By Matt Wood, op-ed contributor
April 10, 2012
Marriage for same-sex couples can be a divisive issue – not just for straight people, but among LGBT communities as well. While many LGBT people were thrilled when Maryland and Washington joined the growing list of states affirming marriage equality, others continue to question the logic of spending so much time and money on the marriage effort when other issues, like health care access and economic inequality, are more pressing for many of us.
This issue can seem particularly remote from the daily concerns of many members of transgender communities. A recent survey on transgender discrimination conducted by the National Center for Transgender Equality and the National Gay and Lesbian Task Force revealed that transgender people are likely to live in extreme poverty, to be under- or unemployed, to be denied health care and housing, and to be harassed in school. Chillingly, a staggering 41% of survey respondents reported attempting suicide. (The full report is available online at http://www.thetaskforce.org)

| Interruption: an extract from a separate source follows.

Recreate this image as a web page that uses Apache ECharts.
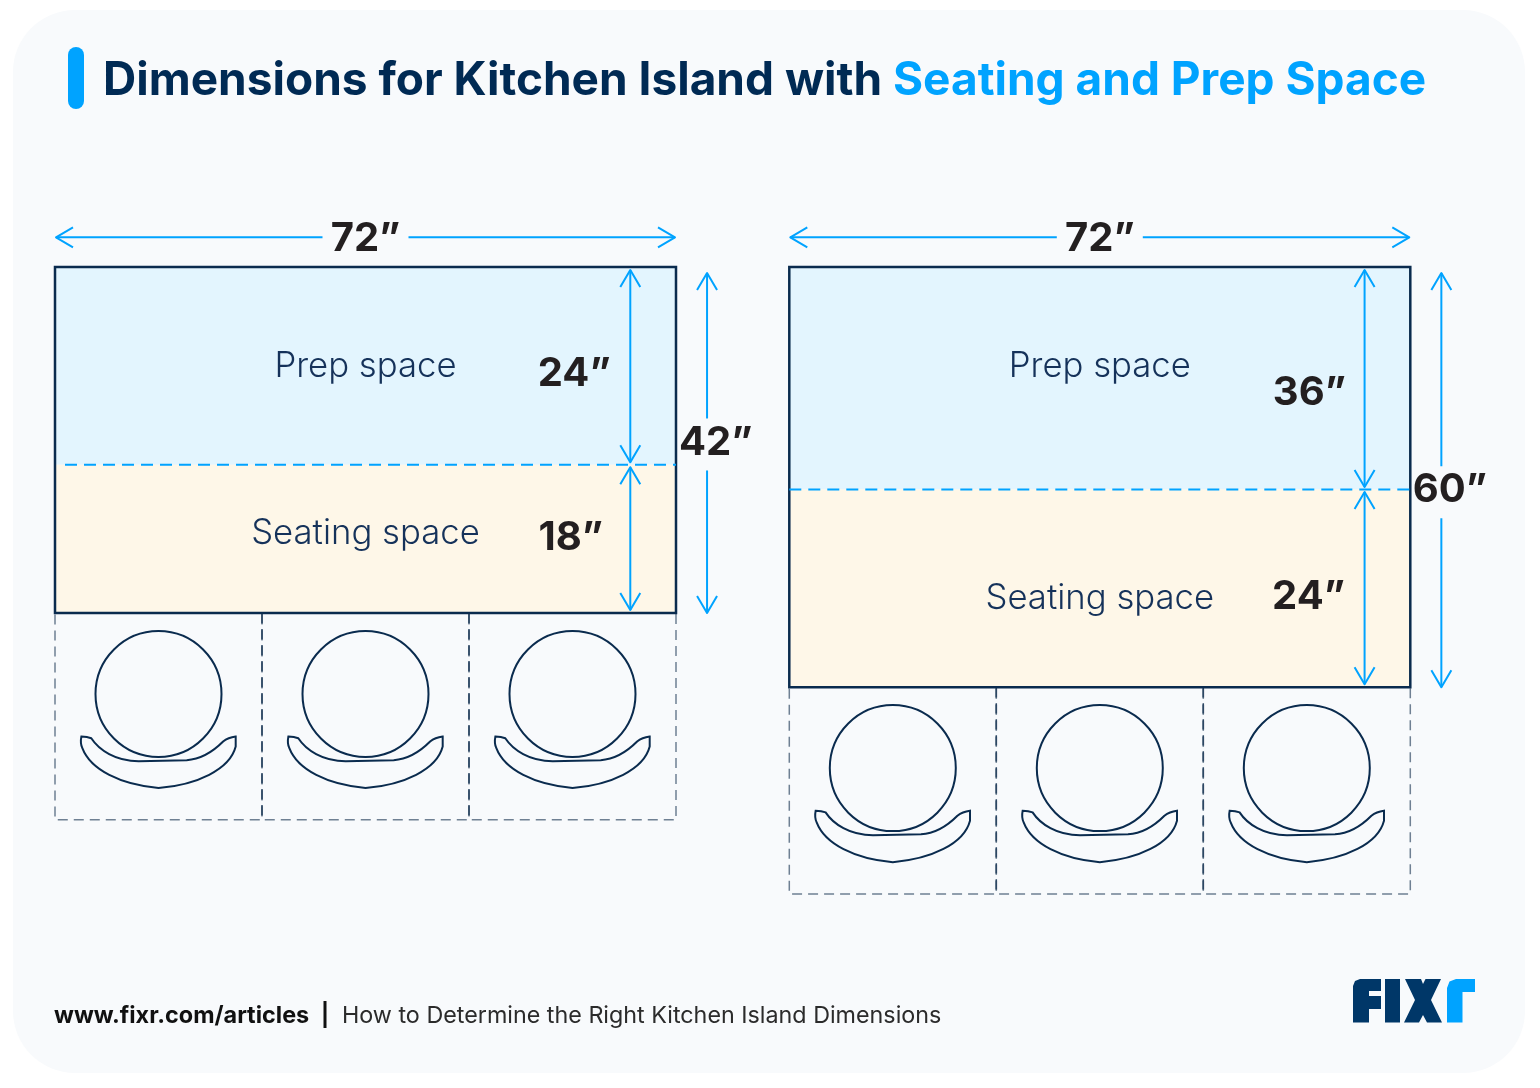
<!DOCTYPE html>
<html>
<head>
<meta charset="utf-8">
<title>Kitchen island dimensions</title>
<style>
  html, body { margin: 0; padding: 0; background: #fff; }
  #main { width: 1540px; height: 1088px; }
</style>
<script src="https://cdn.jsdelivr.net/npm/echarts@6/dist/echarts.min.js"></script>
</head>
<body>
<div id="main"></div>
<script>
// values shown on the picture (inches)
const islandWidths = [72, 72]
const prepLabels = [24, 36]
const seatingLabels = [18, 24]
const totalLabels = [42, 60]
// band depths as they are drawn, the right island is not to scale
const prepDrawn = [24, 27]
const seatingDrawn = [18, 24]
const seatWidth = 24
const seatDepth = 25.1
const seatCounts = [3, 3]

const BLUE = '#00a3ff'
const NAVY = '#0a2b4e'
const INK = '#231f20'
const FONT = 'Inter, "Noto Sans", sans-serif'

const PX_X = 621 / 72
const PX_Y = 346 / 42
const TOP_PAD = 4
const TEXT_Y = {
  prepName: [12.1, 12.1],
  seatName: [32.4, 40.3],
  prepValue: [13, 15.3],
  seatValue: [32.9, 40.1],
  total: [21.3, 27.1]
}
const INNER_X = 66.7
const OUTER_X = 75.6
const VALUE_X = [[60.2, 59.8], [60.3, 60.2]]
const VALUE_SIZE = 40
const NAME_SIZE = 34.7

const chairPath = 'M122 410Q140 410 152 415C175 450 225 484 295 484L440 481C490 478 525 450 550 425Q565 413 588 410L588 440C570 510 470 555 355 565C240 555 150 510 125 445Q118 430 122 410Z'

function arrowEls(a, b, head, tail) {
  // a -> b straight shaft, open heads on the flagged ends
  const len = Math.hypot(b[0] - a[0], b[1] - a[1])
  const ux = (b[0] - a[0]) / len, uy = (b[1] - a[1]) / len
  const vee = (p, dir) => ({
    type: 'polyline',
    shape: { points: [
      [p[0] - dir * 17 * ux - 10 * uy, p[1] - dir * 17 * uy + 10 * ux],
      p,
      [p[0] - dir * 17 * ux + 10 * uy, p[1] - dir * 17 * uy - 10 * ux]
    ] },
    style: { stroke: BLUE, lineWidth: 2, fill: null, lineJoin: 'round' }
  })
  const els = [{
    type: 'line',
    shape: { x1: a[0], y1: a[1], x2: b[0], y2: b[1] },
    style: { stroke: BLUE, lineWidth: 2 }
  }]
  if (head) els.push(vee(b, 1))
  if (tail) els.push(vee(a, -1))
  return els
}

function textEl(x, y, text, size, weight, color) {
  return {
    type: 'text',
    x: x, y: y,
    style: {
      text: text, fontFamily: FONT, fontSize: size, fontWeight: weight, fill: color,
      align: 'center', verticalAlign: 'middle'
    }
  }
}

function renderPanel(i) {
  return function (params, api) {
    const w = islandWidths[i]
    const prep = prepDrawn[i]
    const seat = seatingDrawn[i]
    const bottom = prep + seat
    const c = (x, y) => api.coord([x, y])
    const els = []

    // seat cells, chairs
    for (let k = 0; k < seatCounts[i]; k++) {
      const p0 = c(k * seatWidth, bottom)
      const p1 = c((k + 1) * seatWidth, bottom + seatDepth)
      els.push({
        type: 'rect',
        shape: { x: p0[0], y: p0[1], width: p1[0] - p0[0], height: p1[1] - p0[1] },
        style: { fill: null, stroke: '#4c6278', opacity: 0.8, lineWidth: 1.5, lineDash: [10, 6] }
      })
      if (k > 0) {
        els.push({
          type: 'line',
          shape: { x1: p0[0], y1: p0[1], x2: p0[0], y2: p1[1] },
          style: { stroke: '#2c4763', lineWidth: 1.5, lineDash: [10, 6] }
        })
      }
      const mid = c((k + 0.5) * seatWidth, bottom + 9.83)
      els.push({
        type: 'circle',
        shape: { cx: mid[0], cy: mid[1], r: 63 },
        style: { fill: null, stroke: NAVY, lineWidth: 2 }
      })
      const ch0 = c(k * seatWidth + 3, bottom + 15)
      const ch1 = c(k * seatWidth + 20.95, bottom + 21.25)
      els.push({
        type: 'path',
        shape: { pathData: chairPath, layout: 'cover', x: ch0[0], y: ch0[1], width: ch1[0] - ch0[0], height: ch1[1] - ch0[1] },
        style: { fill: null, stroke: NAVY, lineWidth: 2 }
      })
    }

    // bands
    const tl = c(0, 0), mr = c(w, prep), br = c(w, bottom)
    els.push({
      type: 'rect',
      shape: { x: tl[0], y: tl[1], width: mr[0] - tl[0], height: mr[1] - tl[1] },
      style: { fill: '#e3f5fe' }
    })
    els.push({
      type: 'rect',
      shape: { x: tl[0], y: mr[1], width: mr[0] - tl[0], height: br[1] - mr[1] },
      style: { fill: '#fef7e8' }
    })
    els.push({
      type: 'rect',
      shape: { x: tl[0], y: tl[1], width: br[0] - tl[0], height: br[1] - tl[1] },
      style: { fill: null, stroke: NAVY, lineWidth: 2.5 }
    })
    els.push({
      type: 'line',
      shape: { x1: tl[0] + (i === 0 ? 10 : 0), y1: mr[1], x2: mr[0], y2: mr[1] },
      style: { stroke: BLUE, lineWidth: 2, lineDash: [12, 7] }
    })

    // width arrow, broken around its label
    const wy = -3.6
    const mx = c(w / 2, wy)
    const e0 = c(0, wy), e1 = c(w, wy)
    els.push(...arrowEls([mx[0] - 43, mx[1]], [e0[0] + 1, e0[1]], true, false))
    els.push(...arrowEls([mx[0] + 43, mx[1]], [e1[0] - 1, e1[1]], true, false))
    els.push(textEl(mx[0], mx[1] + 1.5, w + '”', VALUE_SIZE, 700, INK))

    // prep and seating arrows
    const ix = INNER_X
    const a0 = c(ix, 0), a1 = c(ix, prep), a2 = c(ix, bottom)
    els.push(...arrowEls([a0[0], a0[1] + 3], [a1[0], a1[1] - 2.5], true, true))
    els.push(...arrowEls([a1[0], a1[1] + 2.5], [a2[0], a2[1] - 3], true, true))

    // total arrow, broken around its label
    const ox = OUTER_X
    const t0 = c(ox, 0), t1 = c(ox, bottom), tm = c(ox, TEXT_Y.total[i])
    els.push(...arrowEls([t0[0], tm[1] - 24], [t0[0], t0[1] + 6], true, false))
    els.push(...arrowEls([t0[0], tm[1] + 28], [t1[0], t1[1]], true, false))
    const tt = c(76.6, TEXT_Y.total[i])
    els.push(textEl(tt[0], tt[1], totalLabels[i] + '”', VALUE_SIZE, 700, INK))

    // band texts
    const n1 = c(w / 2, TEXT_Y.prepName[i])
    els.push(textEl(n1[0], n1[1], 'Prep space', NAME_SIZE, 300, '#15325a'))
    const n2 = c(w / 2, TEXT_Y.seatName[i])
    els.push(textEl(n2[0], n2[1], 'Seating space', NAME_SIZE, 300, '#15325a'))
    const v1 = c(VALUE_X[i][0], TEXT_Y.prepValue[i])
    els.push(textEl(v1[0], v1[1], prepLabels[i] + '”', VALUE_SIZE, 700, INK))
    const v2 = c(VALUE_X[i][1], TEXT_Y.seatValue[i])
    els.push(textEl(v2[0], v2[1], seatingLabels[i] + '”', VALUE_SIZE, 700, INK))

    return { type: 'group', children: els }
  }
}

const gridLefts = [55, 789.3]
const chart = echarts.init(document.getElementById('main'))

chart.setOption({
  animation: false,
  backgroundColor: '#ffffff',
  title: {
    left: 103,
    top: 52,
    padding: 0,
    text: '{a|Dimensions for Kitchen Island with }{b|Seating and Prep Space}',
    textStyle: {
      rich: {
        a: { fontFamily: FONT, fontSize: 46, fontWeight: 700, color: '#002a54', lineHeight: 58 },
        b: { fontFamily: FONT, fontSize: 46, fontWeight: 700, color: BLUE, lineHeight: 58 }
      }
    }
  },
  graphic: [
    { type: 'rect', z: -1, shape: { x: 13, y: 10, width: 1512, height: 1063, r: 62 }, style: { fill: '#f8fafc' } },
    { type: 'rect', z: 1, shape: { x: 68, y: 47, width: 16, height: 62, r: 8 }, style: { fill: BLUE } },
    { type: 'text', z: 1, x: 54, y: 1015.5, style: { text: 'www.fixr.com/articles', fontFamily: FONT, fontSize: 23.4, fontWeight: 700, fill: '#111111', verticalAlign: 'middle' } },
    { type: 'rect', z: 1, shape: { x: 323.5, y: 1001, width: 3, height: 27 }, style: { fill: '#111111' } },
    { type: 'text', z: 1, x: 342, y: 1016, style: { text: 'How to Determine the Right Kitchen Island Dimensions', fontFamily: FONT, fontSize: 23.3, fontWeight: 400, fill: '#2b2b2b', verticalAlign: 'middle' } },
    // logo
    { type: 'polygon', z: 1, shape: { points: [[1353, 986], [1355, 981], [1360, 979], [1381, 979], [1381, 991], [1369, 991], [1369, 996], [1381, 996], [1381, 1009], [1369, 1009], [1369, 1022.5], [1353, 1022.5]] }, style: { fill: '#003768' } },
    { type: 'rect', z: 1, shape: { x: 1385, y: 979, width: 15, height: 43.5 }, style: { fill: '#003768' } },
    { type: 'polygon', z: 1, shape: { points: [[1405, 979], [1421, 979], [1423, 984], [1425.5, 979], [1441, 979], [1431, 1000], [1442, 1022.5], [1427, 1022.5], [1423, 1015], [1419, 1022.5], [1404, 1022.5], [1415, 1000]] }, style: { fill: '#003768' } },
    { type: 'polygon', z: 1, shape: { points: [[1447, 988], [1449.5, 981.5], [1456, 979], [1475, 979], [1475, 992], [1462.5, 992], [1462.5, 1022.5], [1447, 1022.5]] }, style: { fill: BLUE } }
  ],
  grid: gridLefts.map((left, i) => ({
    left: left,
    width: 84 * PX_X,
    top: 267 - TOP_PAD * PX_Y,
    height: (prepDrawn[i] + seatingDrawn[i] + seatDepth + TOP_PAD) * PX_Y
  })),
  xAxis: gridLefts.map((_, i) => ({ type: 'value', gridIndex: i, min: 0, max: 84, show: false })),
  yAxis: gridLefts.map((_, i) => ({
    type: 'value', gridIndex: i, inverse: true, show: false,
    min: -TOP_PAD, max: prepDrawn[i] + seatingDrawn[i] + seatDepth
  })),
  series: gridLefts.map((_, i) => ({
    type: 'custom',
    coordinateSystem: 'cartesian2d',
    xAxisIndex: i,
    yAxisIndex: i,
    clip: false,
    silent: true,
    data: [[islandWidths[i], prepDrawn[i] + seatingDrawn[i]]],
    renderItem: renderPanel(i)
  }))
})
</script>
</body>
</html>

It’s no wonder that some transgender people are frustrated by the significant resources that primarily lesbian and gay organizations have devoted to marriage equality efforts in recent years, a concern also raised by LGBT people of color, youth, and people living with HIV/AIDS. In the shadow of pervasive poverty and despair, and with virtually no national conversation about transgender rights, transgender community members see the allocation of scarce LGBT movement resources (staff time, community money, political will) on marriage as misplaced at best.
While this frustration is understandable, it may be short-sighted. First, it ignores the fact that many transgender people are also lesbian, gay, or bisexual, or in relationships that the government views as legally “same-sex,” even if the partners consider themselves to be different sex.
For instance, a marriage between a trans man and a non-trans woman might or might not be legally recognized as a valid different-sex marriage. That’s because the standard for having a person’s gender identity legally recognized depends upon where they were born, and where they currently live. While most states permit a person to change the gender on their birth certificate, many require the person to have some kind of medical intervention in order to do so — medical intervention that many transgender people may not be able to afford, or may not want. Some states, including Idaho, Tennessee, and Ohio, refuse to change the gender marker on birth certificates.